Cap the Number of Options
Avoid unlimited options. Stick to "1 firm + 2 options" if possible. The fewer options the label holds, the sooner you regain freedom to renegotiate from a stronger position, or to move to a different deal structure entirely.
Negotiate a Long-Stop Provision
Negotiating a "long-stop" provision that sets a maximum overall duration for the contract is advisable. Furthermore, it is important to ensure that there are time limits within which the label must record and release the music. This protects you from being held in limbo while a label sits on your recordings without releasing them.
Push for a Guaranteed Release Clause
Ensure there is a clause that lets you leave if the label does not release your work. A "guaranteed release" clause would state that if the label does not release your album within X months of delivery, you can terminate the deal. At minimum, try to negotiate the right to get out of the contract if the label fails to release your music in a reasonable time in major markets.
Define Performance Benchmarks
Consider asking for the option to be conditional on the label meeting its own promotional commitments. Exclusivity limits your options. Make sure the term is reasonable and that performance benchmarks exist. If the other party is not delivering results, you should have a path out.
Red Flags in Option Clauses
- Unlimited or uncapped number of options
- No time limit for the label to exercise the option
- Options that can be extended if delivery is delayed for any reason
- No guaranteed release obligation tied to option exercise
- No escalating advance structure across option periods
What to Ask For Instead
- A maximum of 2 to 3 option periods total
- A fixed window for the label to exercise each option
- A long-stop clause capping the contract's total duration
- A guaranteed release clause with reversion rights if unused
- Escalating advance floors for each option exercised
Options in Different Deal Structures
Not all recording deals work the same way, and options are handled differently depending on the type of agreement. Understanding how option clauses apply across different deal types can help you choose the right structure for your situation.
Major label deals usually have multiple album options by default. Indie label deals might be shorter. Some independent labels are willing to do two-album deals or even one-album contracts, especially if they cannot guarantee large advances for multiple years.
Licensing deals often have a fixed term, for example 5 to 7 years of licensing, rather than a multi-album commitment, since the idea is that the masters revert after the license period. This is generally a more favorable arrangement for the artist, since rights return to you automatically rather than requiring renegotiation.
Distribution Deals vs. Label Deals: In a distribution deal, the artist or their label retains ownership and creative control while using a distributor's infrastructure to deliver music to digital platforms, physical retailers, or both. Option clauses in distribution deals tend to be far less restrictive than in full recording agreements.

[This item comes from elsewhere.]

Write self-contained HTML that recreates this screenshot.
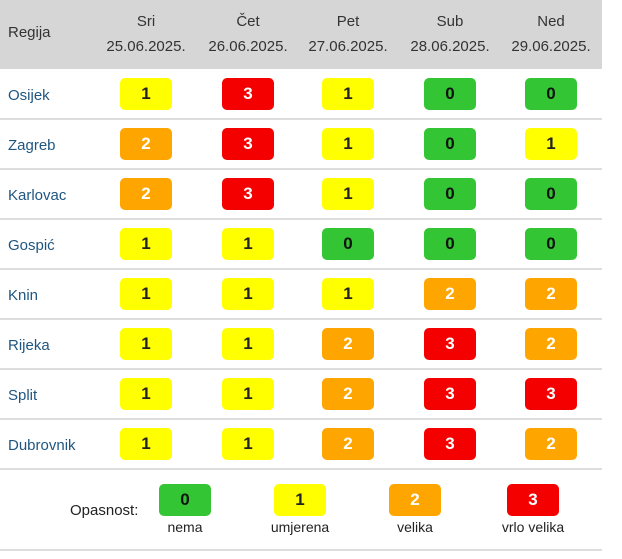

The Independent Path: Fewer Options, More Control
Many independent artists are increasingly choosing to avoid traditional label options altogether by self-releasing and using digital distributors to reach the same platforms. This path requires more upfront investment in marketing and production, but it preserves complete freedom over timing, creative direction, and career decisions.
Artists should negotiate limits on the label's ability to extend the contract indefinitely and clarify under what conditions they can exit the agreement. If those negotiations are not possible, or the terms remain too unfavorable, the independent route through a distribution partner may offer a more sustainable foundation.
A record deal is an exchange. A label invests money, infrastructure, and services into your music. In return, the label receives a share of the revenue and, in most deals, ownership or control of the master recordings for some period of time. The specifics of that exchange, what you give up, what you get, and for how long, vary enormously depending on the deal structure, the label, and your negotiating position.
Practical Steps Before Signing Any Deal With Options
No amount of general education replaces the guidance of a qualified entertainment attorney. But there are concrete steps every artist can take to approach a contract negotiation with greater clarity and confidence.
Action Checklist
- Read the Term clause in full, including every sub-clause related to options and extensions
- Count the total number of option periods and calculate the maximum possible duration
- Check who has the right to exercise each option, and whether any conditions apply
- Look for a long-stop clause. If it is absent, ask for one
- Confirm whether delivery delays toll (pause) the contract term
- Verify whether advances escalate with each option period
- Ask for a guaranteed release clause tied to each option period
- Hire a music entertainment attorney before signing anything
Legal review is always recommended, but there are baseline steps every artist can take. Read every word. Not the summary the other party provides. The actual contract. If you do not understand a clause, that is exactly the clause that will matter most later.
Never sign under pressure. "This offer expires Friday" is a negotiation tactic, not a deadline. Any legitimate deal can wait for you to review it properly. If it cannot, the urgency is a warning.
Nearly every term in a music contract is negotiable. Royalty rates, term length, recoupment terms, exclusivity scope, and option periods are all standard negotiation points. Going into negotiations knowing this is one of the most valuable advantages you can have.
Final Takeaways
The option clause is one of the most artist-affecting provisions in any recording agreement. It is the mechanism through which a label controls the duration of your commitment without bearing a reciprocal obligation to keep you. That power imbalance is real, but it is not fixed. It can be negotiated, capped, and conditioned in ways that protect your long-term interests.
Your career performance during the initial contract period is what drives a label's option decision. That means streaming growth, audience engagement, and commercial momentum are not just marketing goals. They are the metrics that will determine whether you stay in a deal or regain your freedom. Understanding that reality helps you approach both your creative work and your business decisions with strategic clarity.
Whether you are pursuing a major label, an indie deal, or a distribution arrangement, the principles remain the same: know what you are signing, limit unnecessary exposure, and never surrender leverage you do not have to surrender. The wrong deal, or a fair deal signed without understanding the terms, can lock you into unfavorable economics, cost you control of your work, and create financial and creative constraints that take years to untangle. The time to protect yourself is before you sign, not after.